Expression of Fas ligand in human non-small cell lung carcinomas: possible immune escape?: Yoshimichi UEDA1, Yoshihiro NAMBU2, Fumiko JJISAKI1, Keiji TAKAHASHI2, Nobuo OHYA2(1Dept. of Pathol., Kanazawa Medical Univ., 2Dept. Resp. Med., Kanazawa Medical Univ.)

〔目的〕最近ヒト肺癌を含めた幾つかの腫瘍あるいは樹立腫瘍細胞で腫瘍細胞が Fas ligand (Fas L)を産生し、cytotoxic lymphocyte (CTL)のアポトーシス誘導により免疫監視機構から回避している可能性が報告されている.樹立腫瘍細胞に発現する Fas Lの機能をJurkat cellを用いて in vitroで示した報告はあるが、腫瘍細胞に発現される Fas Lの in vivoでの役割は未だ明かではない.今回、非小細胞性肺癌細胞が発現する Fas Lが腫瘍浸潤性 CTLのアポトーシス誘導、 immune evasionに関与しているか、また病態に影響を及ぼすか否かを in vivoで解析した.
〔材料・方法〕外科切除非小細胞性肺癌 38例(腺癌20例、扁平上皮癌18例)およびヒト樹立肺癌細胞 3株を用いた.肺癌細胞におけるFas Lのメッセージレベルの発現を RT-PCR, in situ hybridization法で、蛋白レベルの発現を Western blot、免疫染色で、更に腫瘍内浸潤 CD8 陽性 CTLのアポトーシスをTUNEL法で解析した.

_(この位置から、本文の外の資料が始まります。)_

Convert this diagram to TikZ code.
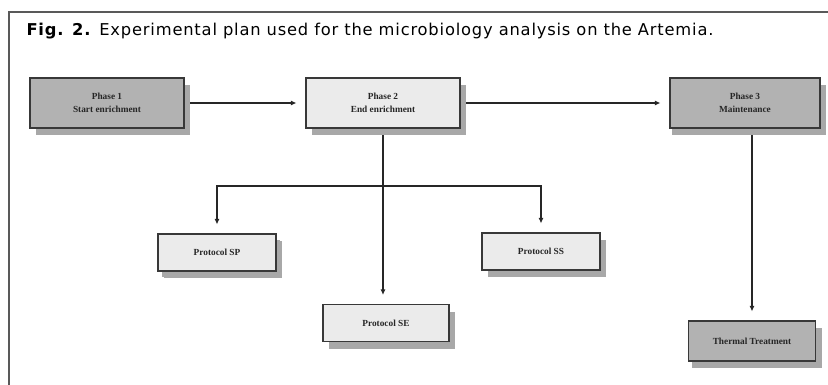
\documentclass[tikz,border=0pt]{standalone}
\usepackage{fontspec}
\setmainfont{Liberation Serif}
\newfontfamily\captionfont[LetterSpace=5]{DejaVu Sans}
\usetikzlibrary{arrows.meta,shadows,backgrounds}

\definecolor{boxdark}{gray}{0.70}
\definecolor{boxlight}{gray}{0.92}
\definecolor{shadegray}{gray}{0.66}
\definecolor{edgegray}{gray}{0.22}

\begin{document}
\begin{tikzpicture}[
  x=1pt,y=-1pt,
  every node/.style={font=\bfseries\fontsize{9.3}{13.5}\selectfont,align=center,text=black!85},
  box/.style={draw=edgegray,line width=1.1pt,inner sep=0pt,
    general shadow={fill=shadegray,shadow xshift=6pt,shadow yshift=-7pt}},
  phase/.style={box,minimum width=154pt,minimum height=50pt},
  proto/.style={box,fill=boxlight,minimum width=118pt,minimum height=37pt},
  arr/.style={-{Latex[length=5.5pt,width=5pt]},line width=1.7pt,draw=black!85,shorten >=9pt},
  frame/.style={draw=black!65,line width=1.3pt}
]
\useasboundingbox (0,0) rectangle (828,385);

% caption and frame
\draw[frame] (9,385) -- (9,12) -- (828,12);
\node[anchor=base west,font=\captionfont\fontsize{16.3}{19}\selectfont,text=black] (title) at (23,36)
  {\textbf{Fig. 2.} Experimental plan used for the microbiology analysis on the Artemia.};

% phases
\node[phase,fill=boxdark] (p1) at (107,103) {Phase 1\\Start enrichment};
\node[phase,fill=boxlight] (p2) at (383,103) {Phase 2\\End enrichment};
\node[phase,fill=boxdark,minimum width=150pt,
  general shadow={fill=shadegray,shadow xshift=2pt,shadow yshift=-7pt}] (p3) at (745,103) {Phase 3\\Maintenance};

% protocols
\node[proto,general shadow={fill=shadegray,shadow xshift=4pt,shadow yshift=-6pt}] (sp) at (217,252.5) {Protocol SP};
\node[proto] (ss) at (541,251.5) {Protocol SS};
\node[proto,minimum width=126pt] (se) at (386,323) {Protocol SE};
\node[proto,fill=boxdark,minimum width=127pt,minimum height=40pt,
  general shadow={fill=shadegray,shadow xshift=3pt,shadow yshift=-7pt}] (tt) at (752,341) {Thermal Treatment};

\coordinate (split) at (383,186);

\begin{scope}[on background layer]
\draw[arr] (p1) -- (p2);
\draw[arr] (p2) -- (p3);
\draw[arr] (p2) -- (p2 |- se.north);
\draw[arr] (split) -| (sp);
\draw[arr] (split) -| (ss);
\draw[arr] (p3.south -| tt) -- (tt);
\end{scope}
\end{tikzpicture}
\end{document}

〔結果〕ヒト樹立肺癌細胞 3株および肺癌 34/38例 (89%)に Fas Lの発現が見られた.膜結合型 Fas Lの発現が総ての症例で優勢で、可溶型 Fas Lの発現は軽度であった.腫瘍胞巣内浸潤 CTLにおける TUNEL標識数および標識率は、腫瘍胞巣外間質における CTLのそれらと較べ有意に高かったが(p<0.01)、腫瘍胞巣浸潤 CTLのアポトーシス数あるいは Fas Lの発現程度いずれも臨床病理学的因子との関連は認めなかった.
〔結論〕ヒト小細胞性肺癌においてFas Lを介した immune privilegeは起こっているが、病態には重大な影響を及ぼしていない.